Oneohtrix Point Never © Marc Fong
Oneohtrix Point Never © Marc Fong

On the second table crafting the L-shape stood Freeka Tet, creative director for the tour and the man behind the music video for “Barely Lit Path.” Tet had constructed a miniature stage complete with animatronic minifigures. One consisted of Lopatin curating “Zones Without People,” another a gremlin disc jockey closing for “Chrome Country,” a third a live rendition of the business troll from “We’ll Take It” and the fourth a pair of mannequin hands shredding a microguitar on “Memories of Music.”

Tet filmed every occurrence, placing Lopatin in the background as the digital animation work of Nate Boyce spliced each frame. Images of Tinkerbell glitching across the screen, Peach and Toad stuttering, Mickey Mouse learning piano and then mutating and dissolving like acid had been dropped over the reel-to-reel film filtered on screen.
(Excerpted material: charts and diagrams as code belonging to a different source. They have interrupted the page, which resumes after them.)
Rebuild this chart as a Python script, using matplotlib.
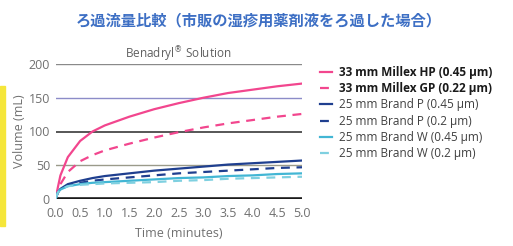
import matplotlib.pyplot as plt
from matplotlib.patches import Rectangle

# Data
time_min = [0, 0.05, 0.1, 0.25, 0.5, 0.75, 1.0, 1.5, 2.0, 2.5, 3.0, 3.5, 4.0, 4.5, 5.0]
millex_hp = [0, 18, 35, 62, 86, 100, 109, 122, 133, 142, 150, 157, 162, 167, 171]
millex_gp = [0, 12, 22, 40, 56, 65, 72, 82, 91, 99, 106, 112, 117, 122, 126]
brand_p45 = [0, 10, 15, 22, 27, 31, 34, 38, 42, 45, 48, 51, 53, 55, 57]
brand_p20 = [0, 10, 14, 20, 24, 27, 29, 32, 35, 38, 40, 42, 44, 46, 47]
brand_w45 = [0, 10, 14, 19, 22, 24, 25, 27, 29, 31, 32, 34, 35, 37, 38]
brand_w20 = [0, 10, 14, 19, 21, 22, 23, 24, 25, 27, 28, 30, 31, 32, 33]

labels = ['33 mm Millex HP (0.45 µm)', '33 mm Millex GP (0.22 µm)',
          '25 mm Brand P (0.45 µm)', '25 mm Brand P (0.2 µm)',
          '25 mm Brand W (0.45 µm)', '25 mm Brand W (0.2 µm)']
yticks = [0, 50, 100, 150, 200]
xticks = [0.0, 0.5, 1.0, 1.5, 2.0, 2.5, 3.0, 3.5, 4.0, 4.5, 5.0]

plt.rcParams['font.family'] = ['Open Sans', 'DejaVu Sans']

fig = plt.figure(figsize=(5.13, 2.46), dpi=100)
ax = fig.add_axes([55.5 / 513, 47 / 246, 246.5 / 513, 135 / 246])

# yellow strip at the left edge
fig.patches.append(Rectangle((0, 20 / 246), 5 / 513, 140 / 246,
                             transform=fig.transFigure, color='#f5e63a'))

# horizontal rules
grid_styles = {200: ('#8a8a8a', 1.0), 150: ('#8c8cc8', 1.0), 100: ('#3a3a3a', 1.2),
               50: ('#9a9a8a', 1.0), 0: ('#1a1a1a', 2.6)}
for v in yticks:
    c, lw = grid_styles[v]
    ax.axhline(v, color=c, lw=lw, zorder=1)

pink = '#f2468e'
navy = '#1f3f8f'
cyan = '#42b6d4'
ax.plot(time_min, millex_hp, color=pink, lw=1.6, label=labels[0], zorder=3)
ax.plot(time_min, millex_gp, color=pink, lw=1.6, ls=(0, (4, 3)), label=labels[1], zorder=3)
ax.plot(time_min, brand_p45, color=navy, lw=1.6, label=labels[2], zorder=3)
ax.plot(time_min, brand_p20, color=navy, lw=1.6, ls=(0, (4, 3)), label=labels[3], zorder=3)
ax.plot(time_min, brand_w45, color=cyan, lw=1.6, label=labels[4], zorder=3)
ax.plot(time_min, brand_w20, color='#7fd0e0', lw=1.6, ls=(0, (4, 3)), label=labels[5], zorder=3)

ax.set_xlim(0, 5)
ax.set_ylim(0, 200)
ax.set_xticks(xticks)
ax.set_xticklabels(['%.1f' % t for t in xticks])
ax.set_yticks(yticks)
for s in ax.spines.values():
    s.set_visible(False)
ax.tick_params(length=0, colors='#707070', labelsize=9)
ax.tick_params(axis='x', pad=6)
ax.tick_params(axis='y', pad=4)
ax.set_xlabel('Time (minutes)', color='#707070', fontsize=9, labelpad=5)
ax.set_ylabel('Volume (mL)', color='#707070', fontsize=9, labelpad=2)
ax.set_title('Benadryl$^{®}$ Solution', color='#606060', fontsize=8.5, pad=4)

leg = ax.legend(loc='upper left', bbox_to_anchor=(1.053, 1.022), frameon=False,
                fontsize=8.5, handlelength=1.0, handletextpad=0.65,
                labelspacing=0.28, borderaxespad=0)
for i, txt in enumerate(leg.get_texts()):
    if i < 2:
        txt.set_fontweight('bold')
        txt.set_color('#1a1a1a')
    else:
        txt.set_color('#404040')

fig.text(0.505, 0.915, 'ろ過流量比較（市販の湿疹用薬剤液をろ過した場合）',
         family=['Noto Sans CJK JP', 'DejaVu Sans'], fontweight='bold',
         fontsize=11, color='#3d6fc4', ha='center', va='center')

fig.savefig('out.png', dpi=100)
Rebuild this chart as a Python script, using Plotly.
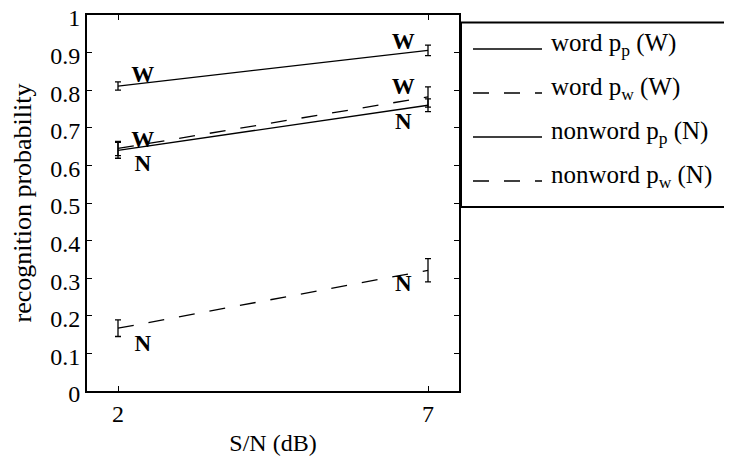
import plotly.graph_objects as go

# S/N levels (dB)
snr = [2, 7]

# recognition probabilities and error bar half-widths
word_pp = [0.811, 0.906]
word_pp_err = [0.011, 0.014]
word_pw = [0.645, 0.782]
word_pw_err = [0.019, 0.027]
nonword_pp = [0.640, 0.760]
nonword_pp_err = [0.021, 0.017]
nonword_pw = [0.167, 0.321]
nonword_pw_err = [0.022, 0.031]

# letter markers placed next to the data points
letter_snr = [2.4, 6.6]
word_pp_letter_y = [0.836, 0.925]
word_pw_letter_y = [0.664, 0.805]
nonword_pp_letter_y = [0.601, 0.712]
nonword_pw_letter_y = [0.122, 0.281]

legend_labels = [
    "word p<sub>p</sub> (W)",
    "word p<sub>w</sub> (W)",
    "nonword p<sub>p</sub> (N)",
    "nonword p<sub>w</sub> (N)",
]
legend_dashes = ["solid", "16px,15px", "solid", "16px,15px"]

FONT = "Liberation Serif"
# the page body adds an 8px offset, so the figure is 8px smaller and margins shifted
OFF = 8
W, H = 732 - OFF, 458 - OFF
L, R, T, B = 87 - OFF, 459 - OFF, 15 - OFF, 391 - OFF

fig = go.Figure()

series = [
    (word_pp, word_pp_err, "solid", word_pp_letter_y, "W"),
    (word_pw, word_pw_err, "16px,15px", word_pw_letter_y, "W"),
    (nonword_pp, nonword_pp_err, "solid", nonword_pp_letter_y, "N"),
    (nonword_pw, nonword_pw_err, "16px,15px", nonword_pw_letter_y, "N"),
]

for values, errors, dash, letter_y, letter in series:
    fig.add_trace(
        go.Scatter(
            x=snr,
            y=values,
            mode="lines",
            line=dict(color="black", width=1.3, dash=dash),
            error_y=dict(type="data", array=errors, color="black", thickness=1.3, width=3),
            showlegend=False,
        )
    )
    fig.add_trace(
        go.Scatter(
            x=letter_snr,
            y=letter_y,
            mode="text",
            text=[letter, letter],
            textfont=dict(family=FONT, size=23, color="black", weight="bold"),
            showlegend=False,
        )
    )


# window pixel -> paper coordinates
def px_x(p):
    return (p - OFF - L) / (R - L)


def px_y(p):
    return (B - (p - OFF)) / (B - T)


# hand-drawn legend box, running off the right edge like the original
fig.add_shape(
    type="rect", xref="paper", yref="paper",
    x0=px_x(461), x1=px_x(780), y0=px_y(207), y1=px_y(22.5),
    line=dict(color="black", width=2),
)
row_y = [49, 93, 137, 181]
for label, dash, y in zip(legend_labels, legend_dashes, row_y):
    fig.add_shape(
        type="line", xref="paper", yref="paper",
        x0=px_x(473), x1=px_x(542), y0=px_y(y), y1=px_y(y),
        line=dict(color="black", width=1.3, dash=dash),
    )
    fig.add_annotation(
        x=px_x(549), y=px_y(y - 5), xref="paper", yref="paper",
        text=label, showarrow=False, xanchor="left", yanchor="middle",
        font=dict(family=FONT, size=25, color="black"),
    )

axis_common = dict(
    showline=True,
    linecolor="black",
    linewidth=2,
    mirror="ticks",
    ticks="inside",
    ticklen=5,
    tickwidth=1,
    tickcolor="black",
    showgrid=False,
    zeroline=False,
    automargin=False,
    ticklabeloverflow="allow",
    tickfont=dict(family=FONT, size=24, color="black"),
)

fig.update_xaxes(
    range=[1.5, 7.5],
    tickvals=snr,
    title=dict(text="S/N (dB)", font=dict(family=FONT, size=24, color="black"), standoff=8),
    **axis_common,
)
fig.update_yaxes(
    range=[0, 1],
    dtick=0.1,
    tickformat="~g",
    ticklabelstandoff=0,
    ticklabelshift=3,
    title=dict(text="recognition probability", font=dict(family=FONT, size=26, color="black"), standoff=12),
    **axis_common,
)

fig.update_layout(
    template="none",
    width=W,
    height=H,
    margin=dict(l=L, r=W - R, t=T, b=H - B),
    plot_bgcolor="white",
    paper_bgcolor="white",
    font=dict(family=FONT, color="black"),
)

fig.write_html("out.html")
A mosaic of Tom Cruise in his ’80s prime accompanied “Memories of Music,” while the music video for “Animals” placed Val Kilmer front and center to carry the encore.

Oneohtrix Point Never © Joseph Buscarello
Oneohtrix Point Never © Joseph Buscarello

Was it enjoyable?

I really tried to enjoy it. I really did. But there’s something about these sounds. Something so industrial, so enveloping, so paroxysmal, so spasmodic and convulsive in their collection that stops me from clapping my hands together after every cut and conclusion. I often found myself alone, unable to savour the music as much as the applause surrounding me.

Did he deliver to his fans?

Yes, undoubtedly. I watched, amused as one brought their show-bought copy of Again to the front, displayed it with every selection off the album, relishing the chance for Lopatin to see it. Perhaps sign it. Lopatin did not, but such occurrence is a rarity and the man left pleased anyhow.

Did he challenge sensibilities?

Certainly. In the days since, the skeptic has dissolved into nothing but Oneohtrix Point Never, more determined than ever to wash in the sensibilities that make the project so unique.

I don’t want to just endure his music. I want to understand it. I want to relish it. For now, it seems all I could do was observe it.